Search the records for the line with "Write the TikZ code for this diagram.". Output that line and each line after it, exactly, and stop at the end; omit pictures.

[start of DATA]

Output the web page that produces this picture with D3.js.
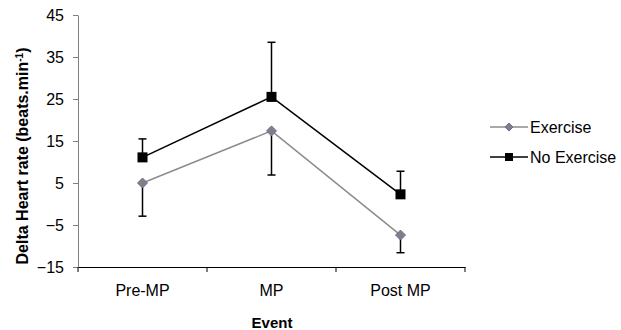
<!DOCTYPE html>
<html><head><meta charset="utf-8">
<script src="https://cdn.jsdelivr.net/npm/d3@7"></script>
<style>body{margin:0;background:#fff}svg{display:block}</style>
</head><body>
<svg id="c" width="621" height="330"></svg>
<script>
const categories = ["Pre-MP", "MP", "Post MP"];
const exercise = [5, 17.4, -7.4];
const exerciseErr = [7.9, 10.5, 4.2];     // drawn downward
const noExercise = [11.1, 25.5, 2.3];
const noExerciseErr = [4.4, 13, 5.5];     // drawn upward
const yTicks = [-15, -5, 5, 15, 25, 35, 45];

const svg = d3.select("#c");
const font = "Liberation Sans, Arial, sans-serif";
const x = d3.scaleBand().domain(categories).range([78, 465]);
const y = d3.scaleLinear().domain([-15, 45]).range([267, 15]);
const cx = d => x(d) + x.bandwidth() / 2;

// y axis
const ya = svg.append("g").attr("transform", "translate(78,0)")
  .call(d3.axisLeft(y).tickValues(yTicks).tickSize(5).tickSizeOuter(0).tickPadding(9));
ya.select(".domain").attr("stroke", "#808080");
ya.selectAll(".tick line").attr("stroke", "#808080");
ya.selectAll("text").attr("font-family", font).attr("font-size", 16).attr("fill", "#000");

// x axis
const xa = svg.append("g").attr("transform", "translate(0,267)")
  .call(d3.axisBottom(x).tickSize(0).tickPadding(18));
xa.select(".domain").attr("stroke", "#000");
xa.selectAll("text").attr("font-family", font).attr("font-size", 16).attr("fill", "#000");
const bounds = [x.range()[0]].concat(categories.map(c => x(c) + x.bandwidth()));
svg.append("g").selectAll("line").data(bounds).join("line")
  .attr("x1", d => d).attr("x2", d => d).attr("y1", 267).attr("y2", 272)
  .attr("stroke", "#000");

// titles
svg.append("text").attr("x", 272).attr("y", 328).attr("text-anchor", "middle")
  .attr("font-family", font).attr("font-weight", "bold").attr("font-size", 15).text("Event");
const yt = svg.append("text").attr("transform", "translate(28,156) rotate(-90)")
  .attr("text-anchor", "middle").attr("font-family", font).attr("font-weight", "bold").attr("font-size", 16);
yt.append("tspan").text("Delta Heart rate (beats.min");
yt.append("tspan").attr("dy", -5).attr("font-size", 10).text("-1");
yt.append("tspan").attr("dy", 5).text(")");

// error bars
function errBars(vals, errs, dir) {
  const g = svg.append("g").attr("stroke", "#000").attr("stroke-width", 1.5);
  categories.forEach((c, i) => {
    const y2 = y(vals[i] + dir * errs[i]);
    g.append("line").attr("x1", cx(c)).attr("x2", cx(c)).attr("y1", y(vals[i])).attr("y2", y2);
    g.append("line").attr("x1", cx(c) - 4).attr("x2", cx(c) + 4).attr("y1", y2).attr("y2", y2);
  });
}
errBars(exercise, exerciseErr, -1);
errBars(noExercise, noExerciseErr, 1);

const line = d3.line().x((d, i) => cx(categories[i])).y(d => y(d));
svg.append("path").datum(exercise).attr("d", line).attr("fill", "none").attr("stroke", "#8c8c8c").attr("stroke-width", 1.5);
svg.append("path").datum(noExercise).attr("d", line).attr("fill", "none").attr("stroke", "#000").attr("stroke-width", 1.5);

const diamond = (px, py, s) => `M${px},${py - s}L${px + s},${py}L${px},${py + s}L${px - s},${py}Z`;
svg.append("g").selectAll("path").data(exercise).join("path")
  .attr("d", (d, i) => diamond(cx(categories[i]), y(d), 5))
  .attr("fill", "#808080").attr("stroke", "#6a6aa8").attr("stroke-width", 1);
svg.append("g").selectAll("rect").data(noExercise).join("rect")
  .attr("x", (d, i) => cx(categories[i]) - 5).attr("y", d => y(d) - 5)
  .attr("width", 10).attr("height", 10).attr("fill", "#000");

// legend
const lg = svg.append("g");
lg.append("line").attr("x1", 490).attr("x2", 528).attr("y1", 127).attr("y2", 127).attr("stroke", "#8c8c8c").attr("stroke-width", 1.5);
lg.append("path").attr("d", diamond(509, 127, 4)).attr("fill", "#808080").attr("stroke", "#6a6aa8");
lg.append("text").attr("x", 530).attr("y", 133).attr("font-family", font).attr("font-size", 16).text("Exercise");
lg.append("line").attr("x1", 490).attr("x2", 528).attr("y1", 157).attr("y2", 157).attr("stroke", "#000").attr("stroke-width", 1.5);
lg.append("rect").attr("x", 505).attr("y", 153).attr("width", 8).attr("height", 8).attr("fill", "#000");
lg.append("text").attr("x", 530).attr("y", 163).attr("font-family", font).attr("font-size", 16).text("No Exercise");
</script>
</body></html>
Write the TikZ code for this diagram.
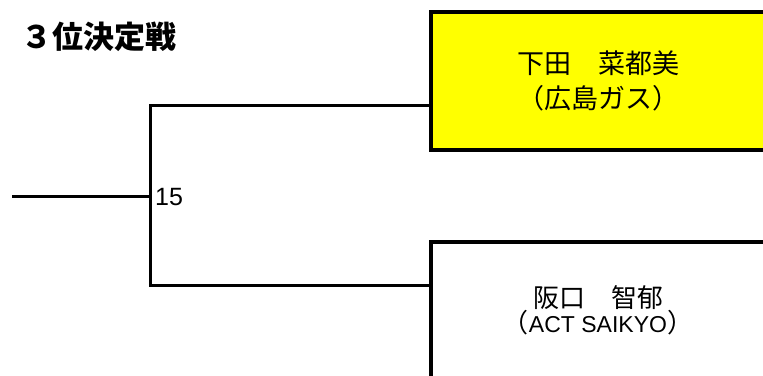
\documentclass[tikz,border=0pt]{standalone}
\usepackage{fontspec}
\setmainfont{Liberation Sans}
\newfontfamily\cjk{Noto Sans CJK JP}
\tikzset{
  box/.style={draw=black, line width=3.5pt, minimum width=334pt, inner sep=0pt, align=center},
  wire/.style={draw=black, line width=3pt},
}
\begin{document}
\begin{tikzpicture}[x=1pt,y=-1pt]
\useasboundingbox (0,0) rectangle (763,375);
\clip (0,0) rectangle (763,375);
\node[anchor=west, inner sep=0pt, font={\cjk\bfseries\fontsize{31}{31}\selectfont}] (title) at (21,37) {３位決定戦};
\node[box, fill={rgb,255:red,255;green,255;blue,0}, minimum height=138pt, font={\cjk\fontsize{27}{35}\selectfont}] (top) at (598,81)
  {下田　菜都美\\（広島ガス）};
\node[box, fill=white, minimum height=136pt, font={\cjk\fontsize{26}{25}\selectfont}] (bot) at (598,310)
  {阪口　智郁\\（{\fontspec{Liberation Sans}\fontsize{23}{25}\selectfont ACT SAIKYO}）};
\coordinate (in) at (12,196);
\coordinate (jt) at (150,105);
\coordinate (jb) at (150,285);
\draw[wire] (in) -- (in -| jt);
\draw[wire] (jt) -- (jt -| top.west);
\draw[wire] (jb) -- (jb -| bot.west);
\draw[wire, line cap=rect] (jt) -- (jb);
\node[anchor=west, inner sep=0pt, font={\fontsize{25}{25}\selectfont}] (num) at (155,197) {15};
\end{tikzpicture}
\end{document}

[end of DATA]

OUTPUT OF THE TASK:
Write the TikZ code for this diagram.
\documentclass[tikz,border=0pt]{standalone}
\usepackage{fontspec}
\setmainfont{Liberation Sans}
\newfontfamily\cjk{Noto Sans CJK JP}
\tikzset{
  box/.style={draw=black, line width=3.5pt, minimum width=334pt, inner sep=0pt, align=center},
  wire/.style={draw=black, line width=3pt},
}
\begin{document}
\begin{tikzpicture}[x=1pt,y=-1pt]
\useasboundingbox (0,0) rectangle (763,375);
\clip (0,0) rectangle (763,375);
\node[anchor=west, inner sep=0pt, font={\cjk\bfseries\fontsize{31}{31}\selectfont}] (title) at (21,37) {３位決定戦};
\node[box, fill={rgb,255:red,255;green,255;blue,0}, minimum height=138pt, font={\cjk\fontsize{27}{35}\selectfont}] (top) at (598,81)
  {下田　菜都美\\（広島ガス）};
\node[box, fill=white, minimum height=136pt, font={\cjk\fontsize{26}{25}\selectfont}] (bot) at (598,310)
  {阪口　智郁\\（{\fontspec{Liberation Sans}\fontsize{23}{25}\selectfont ACT SAIKYO}）};
\coordinate (in) at (12,196);
\coordinate (jt) at (150,105);
\coordinate (jb) at (150,285);
\draw[wire] (in) -- (in -| jt);
\draw[wire] (jt) -- (jt -| top.west);
\draw[wire] (jb) -- (jb -| bot.west);
\draw[wire, line cap=rect] (jt) -- (jb);
\node[anchor=west, inner sep=0pt, font={\fontsize{25}{25}\selectfont}] (num) at (155,197) {15};
\end{tikzpicture}
\end{document}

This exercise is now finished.